Payroll Taxes: Five Common Mistakes for Businesses to Avoid

For many restaurant owners, payroll taxes come with the cost of running a company and are an unavoidable task each year. However, there are ways to make your life easier, and there are mistakes that can make the process that much harder. Let’s examine five of the most common mistakes that you can easily avoid:

Filing Payroll Taxes Late

While it might not seem like missing the deadline for payroll taxes is that big of a deal, it will certainly save you a lot of money if you can prioritize this task.
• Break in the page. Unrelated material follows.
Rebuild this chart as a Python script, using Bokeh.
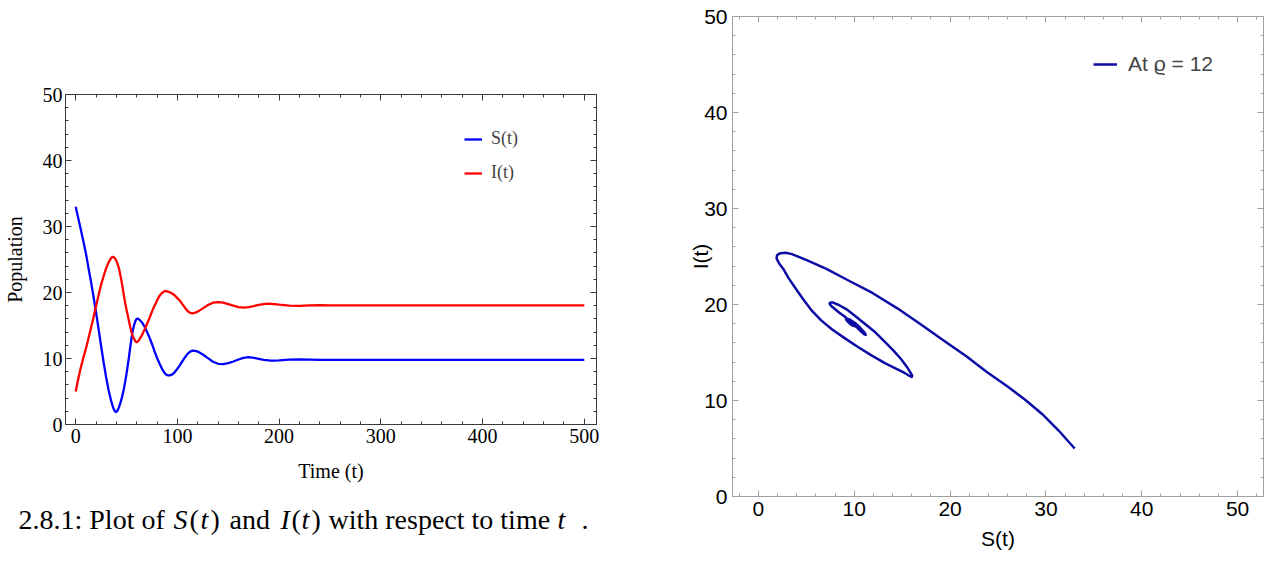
from bokeh.plotting import figure
from bokeh.models import (Range1d, LinearAxis, SingleIntervalTicker, Legend, LegendItem,
                          ColumnDataSource, CustomJSTickFormatter)
from bokeh.core.properties import value
from bokeh.embed import file_html
from bokeh.resources import INLINE

# ---------------- data ----------------
time = [0, 2.5, 5, 7.5, 10, 12.5, 15, 17.5, 20, 22.5, 25, 27.5, 30, 32.5, 35, 36.25, 37.5, 38.75,
        40, 41.25, 42.5, 43.75, 45, 46.25, 47.5, 48.75, 50, 51.25, 52.5, 53.75, 55, 56.25, 57.5,
        58.75, 60, 61.25, 62.5, 65, 67.5, 70, 72.5,
        75, 77.5, 80, 82.5, 85, 87.5, 88.75, 90, 91.25, 92.5, 95, 97.5, 100, 102.5, 105, 107.5,
        110, 112.5, 115, 117.5, 120, 125, 130, 135, 140, 145, 150, 155, 160, 165, 170, 175, 180,
        185, 190, 195, 200, 210, 220, 230, 240, 250, 275, 300, 350, 400, 450, 500]

S_vals = [33.0, 31.3, 29.6, 27.8, 26.0, 23.8, 21.7, 19.4, 17.0, 14.5, 11.9, 9.4, 7.1, 5.1, 3.5, 2.85,
          2.3, 1.95, 1.9, 2.15, 2.6, 3.15, 3.8, 4.6, 5.5, 6.55, 7.7, 9.0, 10.35, 11.8, 13.2, 14.3,
          15.1, 15.7, 16.0, 16.05, 15.9, 15.5,
          14.9, 14.1, 13.2, 12.2, 11.1, 10.1, 9.2, 8.4, 7.8, 7.6, 7.47, 7.43, 7.45, 7.6, 7.95, 8.45,
          9.0, 9.6, 10.2, 10.7, 11.05, 11.2, 11.15, 11.05, 10.6, 10.05, 9.5, 9.2, 9.15, 9.3, 9.55,
          9.85, 10.1, 10.2, 10.1, 9.95, 9.8, 9.7, 9.68, 9.72, 9.84, 9.88, 9.84, 9.8, 9.79, 9.8,
          9.8, 9.8, 9.8, 9.8, 9.8]

I_vals = [5.0, 6.9, 8.6, 10.1, 11.45, 13.0, 14.6, 16.2, 17.9, 19.6, 21.2, 22.5, 23.7, 24.6, 25.25,
          25.4, 25.35, 25.15, 24.8, 24.3, 23.7, 22.75, 21.8, 20.65, 19.45, 18.35, 17.4, 16.5, 15.6,
          14.7, 13.9, 13.35, 12.95, 12.6, 12.45,
          12.6, 12.85, 13.5, 14.3, 15.2, 16.1, 17.1, 18.0, 18.8, 19.5, 19.95, 20.2, 20.22, 20.17,
          20.1, 20.05, 19.85, 19.55, 19.15, 18.75, 18.2, 17.7, 17.2, 16.9, 16.85, 16.95, 17.1, 17.6,
          18.1, 18.45, 18.55, 18.45, 18.25, 18.0, 17.8, 17.72, 17.8, 17.95, 18.12, 18.24, 18.3,
          18.24, 18.15, 18.0, 17.98, 18.04, 18.07, 18.06, 18.05, 18.05, 18.05, 18.05, 18.05, 18.05]

series_labels = ["S(t)", "I(t)"]
phase_label = "At \u03f1 = 12"
caption_text = ["2.8.1: Plot of", "S", "(", "t", ")", "and", "I", "(", "t", ")",
                "with respect to time", "t", "."]
caption_style = ["normal", "italic", "normal", "italic", "normal", "normal", "italic", "normal",
                 "italic", "normal", "normal", "italic", "normal"]

SERIF = "Liberation Serif"
SANS = "Liberation Sans"

# page layout (pixels)
W_LEFT, H_TOP, H_CAP, W_RIGHT, H_ALL = 660, 500, 63, 615, 563
caption_px = [18, 173, 189, 200, 210, 229, 280, 291, 301, 311, 328, 557, 581]
caption_baseline_from_bottom = 44

src = ColumnDataSource(dict(t=time, S=S_vals, I=I_vals))


def style_axis(ax, color, font, size, labels=True, tick_in=6, minor_in=3):
    ax.axis_line_color = color
    ax.major_tick_line_color = color
    ax.minor_tick_line_color = color
    ax.axis_line_width = 1
    ax.major_tick_in = tick_in
    ax.major_tick_out = 0
    ax.minor_tick_in = minor_in
    ax.minor_tick_out = 0
    ax.major_label_text_font = font
    ax.major_label_text_font_size = size
    ax.major_label_text_color = "black"
    ax.axis_label_text_font = font
    ax.axis_label_text_font_size = size
    ax.axis_label_text_font_style = "normal"
    ax.axis_label_text_color = "black"
    if not labels:
        ax.formatter = CustomJSTickFormatter(code="return ''")


# ---------------- left panel: time series ----------------
p1 = figure(width=W_LEFT, height=H_TOP, x_range=Range1d(-10, 512), y_range=Range1d(0, 50),
            output_backend="svg", toolbar_location=None, x_axis_type=None, y_axis_type=None,
            min_border_left=62, min_border_right=64, min_border_top=94, min_border_bottom=76)
p1.outline_line_color = None

AX1 = "#3a3a3a"
xb = LinearAxis(ticker=SingleIntervalTicker(interval=100, num_minor_ticks=5), axis_label="Time (t)")
style_axis(xb, AX1, SERIF, "20px")
xb.major_label_standoff = 4
xb.axis_label_standoff = 14
p1.add_layout(xb, "below")
xt = LinearAxis(ticker=SingleIntervalTicker(interval=100, num_minor_ticks=5))
style_axis(xt, AX1, SERIF, "20px", labels=False)
p1.add_layout(xt, "above")
yl = LinearAxis(ticker=SingleIntervalTicker(interval=10, num_minor_ticks=5), axis_label="Population")
style_axis(yl, AX1, SERIF, "20px")
yl.major_label_standoff = 3
yl.axis_label_standoff = 14
p1.add_layout(yl, "left")
yr = LinearAxis(ticker=SingleIntervalTicker(interval=10, num_minor_ticks=5))
style_axis(yr, AX1, SERIF, "20px", labels=False)
p1.add_layout(yr, "right")

rS = p1.line("t", "S", source=src, line_color="#0000ff", line_width=2.3)
rI = p1.line("t", "I", source=src, line_color="#ff0000", line_width=2.3)

leg1 = Legend(items=[LegendItem(label=series_labels[0], renderers=[rS]),
                     LegendItem(label=series_labels[1], renderers=[rI])],
              location=(399, 241), orientation="vertical")
leg1.label_text_font = SERIF
leg1.label_text_font_size = "18px"
leg1.glyph_width = 18
leg1.glyph_height = 20
leg1.label_height = 20
leg1.spacing = 13
leg1.padding = 0
leg1.margin = 0
leg1.label_standoff = 9
leg1.border_line_color = None
leg1.background_fill_alpha = 0
p1.add_layout(leg1)

# ---------------- caption strip under the left panel ----------------
pc = figure(width=W_LEFT, height=H_CAP, x_range=Range1d(0, W_LEFT), y_range=Range1d(0, H_CAP),
            output_backend="svg", toolbar_location=None, x_axis_type=None, y_axis_type=None,
            min_border=0, min_border_left=0, min_border_right=0, min_border_top=0,
            min_border_bottom=0)
pc.outline_line_color = None
cap_src = ColumnDataSource(dict(x=caption_px, y=[caption_baseline_from_bottom] * len(caption_px),
                                text=caption_text, style=caption_style))
pc.text(x="x", y="y", text="text", source=cap_src, text_font=value(SERIF),
        text_font_size=value("28px"), text_font_style="style", text_color="black",
        text_align="left", text_baseline="alphabetic")

# ---------------- right panel: phase portrait ----------------
p2 = figure(width=W_RIGHT, height=H_ALL, x_range=Range1d(-2.7, 52.7), y_range=Range1d(0, 50),
            output_backend="svg", toolbar_location=None, x_axis_type=None, y_axis_type=None,
            min_border_left=72, min_border_right=12, min_border_top=16, min_border_bottom=67)
p2.outline_line_color = None

AX2 = "#a0a0a0"
xb2 = LinearAxis(ticker=SingleIntervalTicker(interval=10, num_minor_ticks=5), axis_label="S(t)")
style_axis(xb2, AX2, SANS, "21px")
xb2.major_label_standoff = 5
xb2.axis_label_standoff = 8
p2.add_layout(xb2, "below")
xt2 = LinearAxis(ticker=SingleIntervalTicker(interval=10, num_minor_ticks=5))
style_axis(xt2, AX2, SANS, "21px", labels=False)
p2.add_layout(xt2, "above")
yl2 = LinearAxis(ticker=SingleIntervalTicker(interval=10, num_minor_ticks=5), axis_label="I(t)")
style_axis(yl2, AX2, SANS, "21px")
yl2.major_label_standoff = 5
yl2.axis_label_standoff = -11
p2.add_layout(yl2, "left")
yr2 = LinearAxis(ticker=SingleIntervalTicker(interval=10, num_minor_ticks=5))
style_axis(yr2, AX2, SANS, "21px", labels=False)
p2.add_layout(yr2, "right")

rP = p2.line("S", "I", source=src, line_color="#0d0da6", line_width=2.5, line_join="round")

leg2 = Legend(items=[LegendItem(label=phase_label, renderers=[rP])], location=(361, 420))
leg2.label_text_font = SANS
leg2.label_text_font_size = "21px"
leg2.glyph_width = 24
leg2.glyph_height = 22
leg2.label_height = 22
leg2.padding = 0
leg2.margin = 0
leg2.label_standoff = 11
leg2.border_line_color = None
leg2.background_fill_alpha = 0
p2.add_layout(leg2)

# three independent roots arranged with a CSS grid (no frame alignment between panels)
html = file_html([p1, pc, p2], INLINE)
css = ("<style>html, body { margin:0 !important; padding:0 !important; }"
       "body { display:grid !important; grid-template-columns:%dpx %dpx; "
       "grid-template-rows:%dpx %dpx; grid-auto-flow:column; align-items:start; "
       "justify-items:start; }"
       "body > div:nth-of-type(3) { grid-row: 1 / span 2; }</style>"
       % (W_LEFT, W_RIGHT, H_TOP, H_CAP))
html = html.replace("</head>", css + "</head>", 1)
open("out.html", "w").write(html)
Even missing the deadline by one day can subject businesses to a fine of five percent of their tax amount, and this increases by five percent each month up to a maximum of 25 percent.  

Also, for businesses required to make federal tax deposits, missing the deposit deadline can subject them to a fine of two percent of the underpayment, and this increases to five percent after five days, ten percent after 15 days, and up to 15 percent ten days after the IRS notifies you and requests payment of the taxes.

Not Keeping Records

The IRS requires you to keep the last four years’ worth of payroll records, including timesheets, W-2s, and expense accounts. Since these documents need to be on-hand at all times in case of an audit, it’s in your best interest to keep everything organized and accessible.
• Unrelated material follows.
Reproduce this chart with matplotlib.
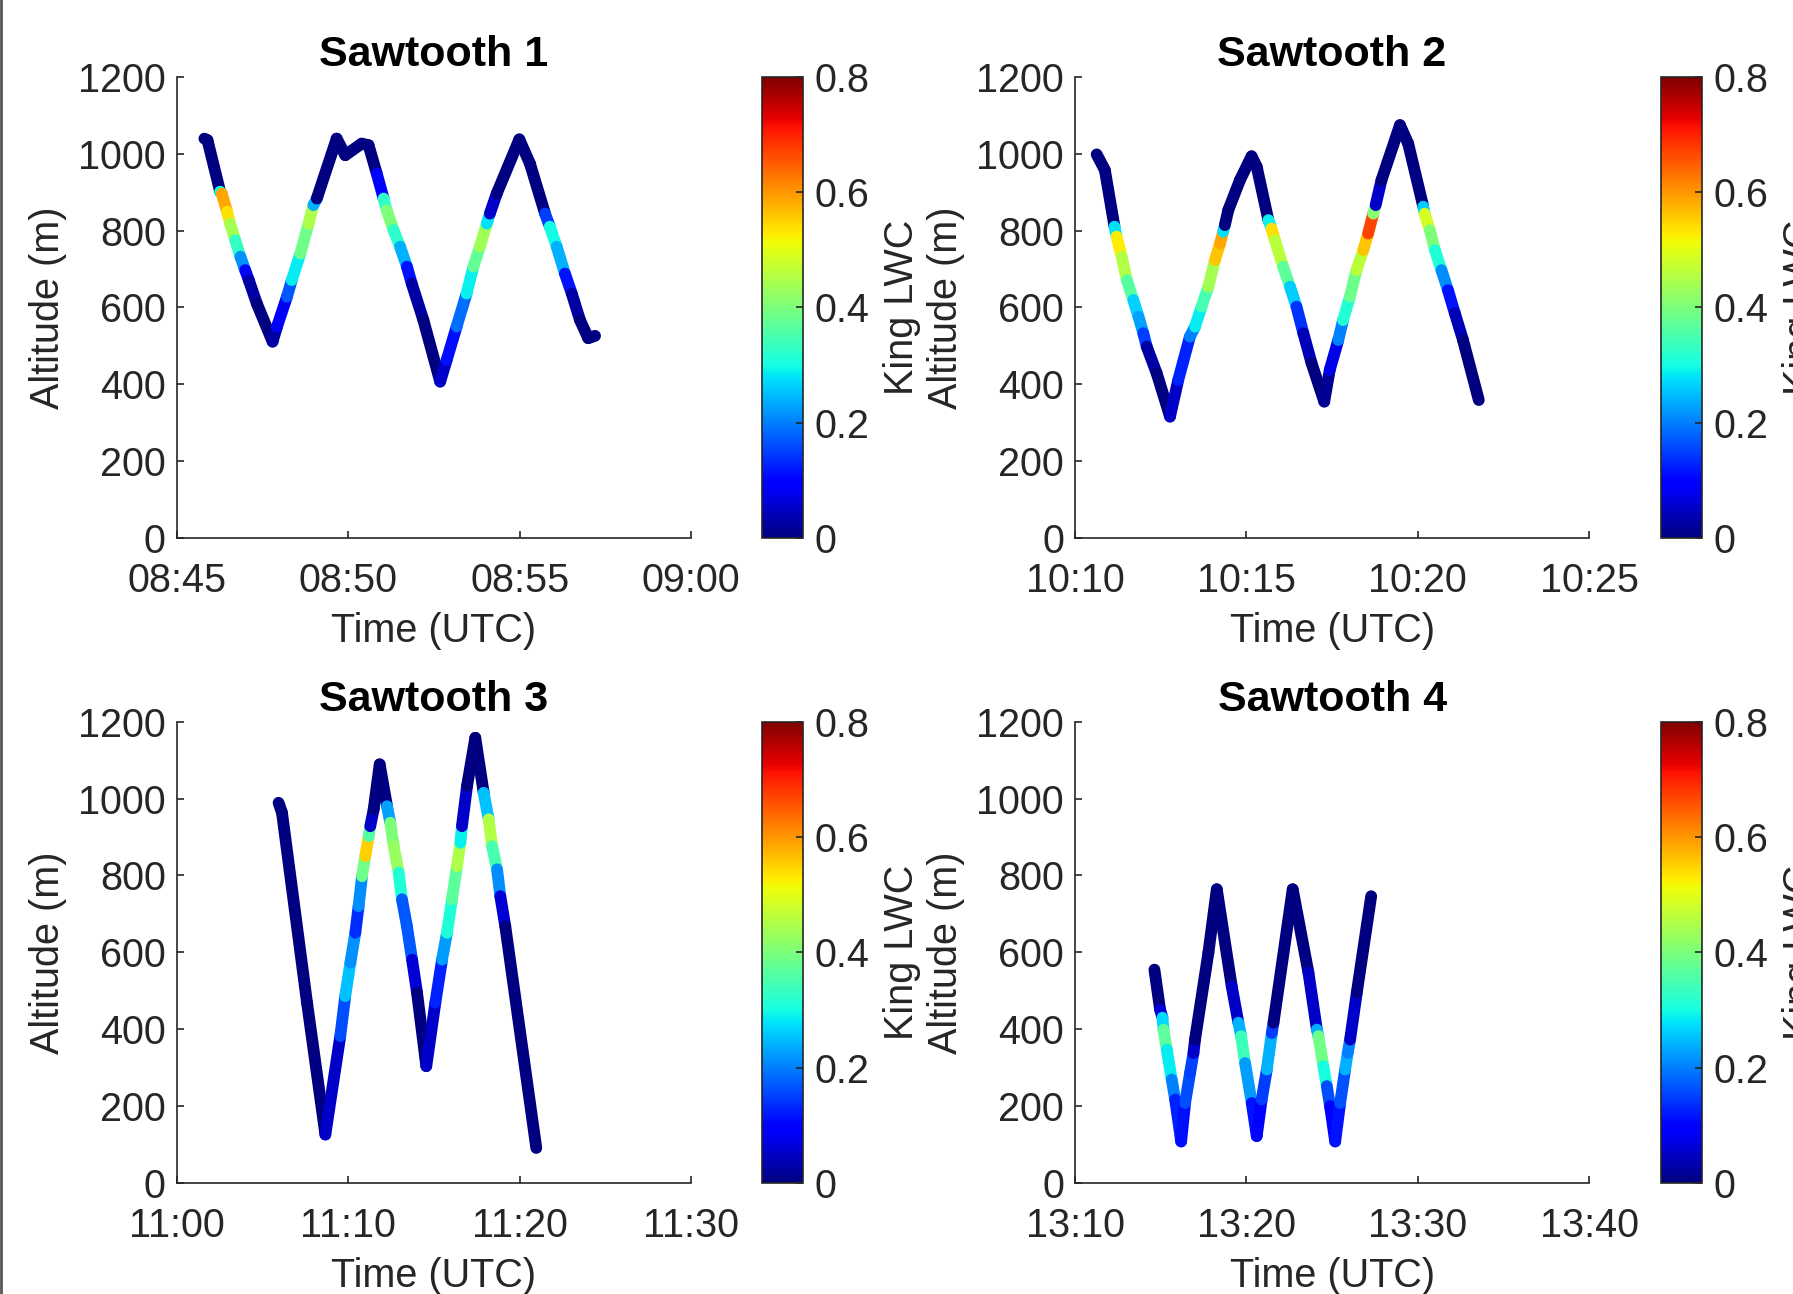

Wrong Employee Classifications

This mistake is fairly common among businesses, and can be tempting to make for the sake of trying to save money. Companies are responsible for paying payroll taxes and benefits for individuals who are classified as employees rather than as independent contractors.

Therefore, a lot of business owners tend towards classifying their workers as independent contractors rather than employees. Ultimately, it is the company’s responsibility to examine how much control they have over each individual’s duties and make the appropriate classification based on that information.

Failing to Monitor Your Outside Payroll Company

Smaller businesses tend to find that it’s easier for them if they use an outside payroll company to handle everything related to employee payroll and payroll taxes. However, just like individuals who use a CPA for their personal taxes, the responsibility to file accurate returns cannot be passed off to someone else. Make sure you are checking their calculations from time to time to avoid big errors down the line.

Not Making Payroll Taxes a Priority

When restaurants experience cash flow issues it might seem to make sense to pay immediate bills first, like rent or your electric bill. However, when you assume the responsibility of being a business owner this includes a commitment to paying your IRS payroll tax liability every year and on time. Your business may be required to make federal tax deposits. 

Even if this is not required, many businesses find it helpful to set aside money throughout the year so they aren’t hit with a huge bill every tax season.